Chronique

X_Brane

Penche un peu vers l’angle

Bertrand Gauguet (as, ss), Jean-Sébastien Mariage (elg), Mathias Pontevia (dr)

Label / Distribution : Amor fati

Il arrive que tout tienne dans le nom : l’esthétique, le propos, l’ambition. C’est le cas d’X_Brane, trio formé par Bertrand Gauguet aux saxophones alto et soprano, Jean-Sébastien Mariage à la guitare électrique et Mathias Pontevia à la batterie horizontale. Sous ses consonances de science-fiction, l’appellation indique qu’on a affaire à une musique aux dimensions cachées.

X_Brane renvoie à la théorie des cordes. Selon cette très sérieuse hypothèse scientifique, le monde ne se limiterait pas aux trois dimensions spatiales que nous percevons. Il en serait doté d’un nombre supérieur. Ces dimensions seraient cependant indécelables, car enroulées sur elles-mêmes et situées à des échelles des milliards de fois plus petites que l’atome. Dans cette théorie, les branes sont des objets composés de plusieurs dimensions dont la variable x indique le nombre. Enfin, il faut envisager ici les briques fondamentales de matière constituant l’univers comme des cordelettes vibrantes, d’où le nom de la théorie.

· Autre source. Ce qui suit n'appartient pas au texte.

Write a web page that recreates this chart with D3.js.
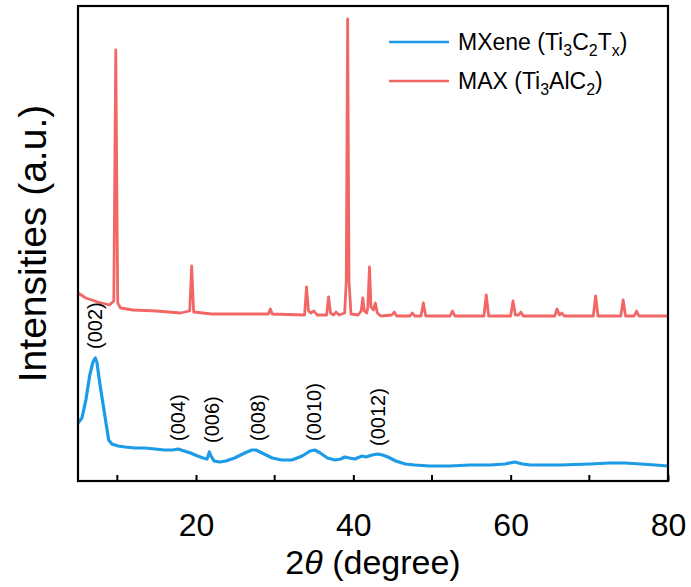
<!DOCTYPE html>
<html>
<head>
<meta charset="utf-8">
<script src="https://cdn.jsdelivr.net/npm/d3@7"></script>
<style>
  html, body { margin: 0; padding: 0; background: #fff; }
  svg { display: block; font-family: "Liberation Sans", Arial, sans-serif; }
</style>
</head>
<body>
<svg id="chart" width="691" height="587"></svg>
<script>
// XRD patterns: 2θ (degree) vs. intensity (a.u., offset for stacking)
const mxeneTheta = [5.0,5.5,6.0,6.5,6.9,7.2,7.4,7.8,8.2,8.6,8.9,9.3,10.1,11.0,12.2,13.5,14.8,16.0,17.0,17.7,18.5,19.3,20.2,20.9,21.4,21.7,21.9,22.3,23.0,23.8,24.9,26.2,27.1,27.6,28.4,29.7,30.9,32.2,33.5,34.5,35.1,35.8,36.7,37.7,38.4,38.9,39.5,40.2,41.1,41.6,42.4,43.1,43.7,44.4,45.4,46.6,47.8,49.7,52.3,54.8,57.4,59.3,60.5,61.5,62.5,66.3,70.1,72.6,74.5,76.5,78.4,80.0];
const mxeneIntensity = [58,63,81,106,119,123,119,96,76,56,41,37,35,34,33,33,32,31,31,32,30,28,25,23,22,29,25,20,19,20,23,28,31,31,28,23,21,21,25,30,31,28,23,21,22,24,23,22,25,24,26,27,26,24,20,17,16,15,15,16,16,17,19,17,16,16,17,18,18,17,16,15];

const maxTheta = [5.0,6.0,7.5,9.0,9.55,9.8,10.05,10.4,12.0,15.0,18.0,19.2,19.45,19.7,22.0,25.0,29.2,29.45,29.7,33.8,34.05,34.3,34.6,35.0,35.4,36.6,36.85,37.1,37.5,37.8,38.2,38.9,39.1,39.28,39.45,39.7,40.6,41.0,41.2,41.4,41.7,41.85,42.05,42.25,42.55,42.8,43.05,43.5,44.9,45.2,45.5,47.2,47.5,47.8,48.6,48.9,49.2,52.3,52.6,52.9,56.6,56.9,57.2,60.0,60.3,60.6,61.0,61.3,61.6,65.6,65.9,66.2,66.5,66.8,70.5,70.8,71.1,74.0,74.3,74.6,75.7,76.0,76.3,80.0];
const maxIntensity = [188,183,179,176,180,431,178,173,171,170,168,170,215,169,167,167,167,172,167,166,194,170,168,170,166,166,184,168,166,169,166,168,200,462,200,167,166,170,183,170,168,174,214,174,171,178,168,165,166,169,165,165,168,165,165,178,165,165,170,165,165,186,165,165,180,166,166,169,165,165,172,166,168,165,165,185,165,165,181,165,165,170,165,165];

// (00l) reflections of the MXene pattern
const hklLabels = ["(002)","(004)","(006)","(008)","(0010)","(0012)"];
const hklTheta  = [7.2, 17.7, 22.0, 27.9, 35.0, 43.1];
const hklLevel  = [123, 31, 29, 31, 31, 26];

const xTicksMajor = [20, 40, 60, 80];
const xTicksMinor = [10, 30, 50, 70];

const seriesColors = ["#1c9be6", "#f26666"];

const svg = d3.select("#chart");
const plot = { left: 78, right: 668, top: 6, bottom: 481 };

const x = d3.scaleLinear().domain([5, 80]).range([plot.left, plot.right]);
const y = d3.scaleLinear().domain([0, 475]).range([plot.bottom, plot.top]);

const line = d3.line().x(d => x(d[0])).y(d => y(d[1]));

const mxene = d3.zip(mxeneTheta, mxeneIntensity);
const maxPhase = d3.zip(maxTheta, maxIntensity);

svg.append("path").datum(maxPhase)
  .attr("d", line).attr("fill", "none")
  .attr("stroke", seriesColors[1]).attr("stroke-width", 2.8)
  .attr("stroke-linejoin", "round");

svg.append("path").datum(mxene)
  .attr("d", line).attr("fill", "none")
  .attr("stroke", seriesColors[0]).attr("stroke-width", 3.2)
  .attr("stroke-linejoin", "round");

// reflection labels, rotated
svg.append("g").selectAll("text").data(hklLabels).join("text")
  .attr("transform", (d, i) => `translate(${x(hklTheta[i])},${y(hklLevel[i]) - 9}) rotate(-90)`)
  .attr("dy", "0.35em")
  .attr("text-anchor", "start")
  .attr("font-size", 20)
  .attr("fill", "#000")
  .text(d => d);

// bottom axis with inward ticks
const xAxis = d3.axisBottom(x).tickValues(xTicksMajor).tickSize(-6).tickPadding(32).tickFormat(d3.format("d"));
const gx = svg.append("g").attr("transform", `translate(0,${plot.bottom})`).call(xAxis);
gx.select(".domain").remove();
gx.selectAll(".tick line").attr("stroke", "#000").attr("stroke-width", 2);
gx.selectAll(".tick text").attr("font-size", 32).attr("fill", "#000")
  .attr("font-family", "'Liberation Sans', Arial, sans-serif");
svg.append("g").attr("transform", `translate(0,${plot.bottom})`)
  .selectAll("line").data(xTicksMinor).join("line")
  .attr("x1", d => x(d)).attr("x2", d => x(d)).attr("y1", 0).attr("y2", -6)
  .attr("stroke", "#000").attr("stroke-width", 2);

// frame
svg.append("rect")
  .attr("x", plot.left).attr("y", plot.top)
  .attr("width", plot.right - plot.left).attr("height", plot.bottom - plot.top)
  .attr("fill", "none").attr("stroke", "#000").attr("stroke-width", 2.2);

// axis titles
const xTitle = svg.append("text")
  .attr("x", (plot.left + plot.right) / 2).attr("y", 574)
  .attr("text-anchor", "middle").attr("font-size", 34).attr("fill", "#000");
xTitle.append("tspan").text("2");
xTitle.append("tspan").attr("font-style", "italic").text("θ");
xTitle.append("tspan").text(" (degree)");

svg.append("text")
  .attr("transform", `translate(46,${(plot.top + plot.bottom) / 2}) rotate(-90)`)
  .attr("text-anchor", "middle").attr("font-size", 39).attr("fill", "#000")
  .text("Intensities (a.u.)");

// legend
const legend = svg.append("g");
const legendRows = [
  [{t: "MXene (Ti"}, {t: "3", sub: true}, {t: "C"}, {t: "2", sub: true}, {t: "T"}, {t: "x", sub: true}, {t: ")"}],
  [{t: "MAX (Ti"}, {t: "3", sub: true}, {t: "AlC"}, {t: "2", sub: true}, {t: ")"}]
];
legendRows.forEach((parts, i) => {
  const yy = 42 + i * 39;
  legend.append("line")
    .attr("x1", 389).attr("x2", 449).attr("y1", yy).attr("y2", yy)
    .attr("stroke", seriesColors[i]).attr("stroke-width", 2.6);
  const txt = legend.append("text")
    .attr("x", 458).attr("y", yy + 8).attr("font-size", 23).attr("fill", "#000");
  parts.forEach((p, k) => {
    const ts = txt.append("tspan").text(p.t);
    if (p.sub) ts.attr("font-size", 16).attr("dy", 6);
    else if (k > 0 && parts[k - 1].sub) ts.attr("dy", -6);
  });
});
</script>
</body>
</html>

La musique d’X_Brane est donc à appréhender sous ce point de vue général, surtout si l’on se réfère au titre de l’album, Penche un peu vers l’angle, qui sonne comme une invitation à changer la position de notre viseur auditif. Il faut tendre l’oreille. Apparaissent alors ces fameuses dimensions cachées, se révèlent des reliefs dissimulés, des paysages ondulants. Cette musique est mue par une énergie noire, c’est-à-dire une force de prime abord invisible, mais bel et bien à l’œuvre. Avec ses souffles granuleux de saxophone, ses cymbales jouées à l’archet et ses peaux de tambour frottées, ses notes de guitares électriques égrenées avec une science aiguë de la retenue, le trio déploie une musique de l’espace, du micro-événement, de l’évolution lente, de la texture.

Certes, l’univers d’X_Brane n’est pas totalement inouï. Il est l’héritier du minimalisme et de l’improvisation européenne. Il s’inscrit aussi dans la famille réductionniste désormais en expansion. Son originalité est, là encore, à chercher du côté de la théorie des cordes, dont l’une des grandes ambitions est de parvenir à unifier la relativité générale et la physique quantique. De même que les scientifiques cherchent à établir un lien entre les lois qui régissent les forces de l’univers et les propriétés spécifiques des particules élémentaires, les musiciens d’X_Brane jouent une musique qui élabore un continuum entre différents courants historiques. Dans ce Penche un peu vers l’angle s’entendent ainsi des mouvements à la manière des compositions romantiques du XIXe, des réminiscences atonales des musiques contemporaines, des répétitions à la mode minimaliste, des éclairs électriques rock, des lambeaux de jazz, des pulsations tribales. Dans leur quête, Gauguet, Mariage et Pontevia produisent un art de l’imbrication et de la dérive des matières d’où surgissent d’étonnantes lumières. Une musique de nouvelle et grande dimension, en effet.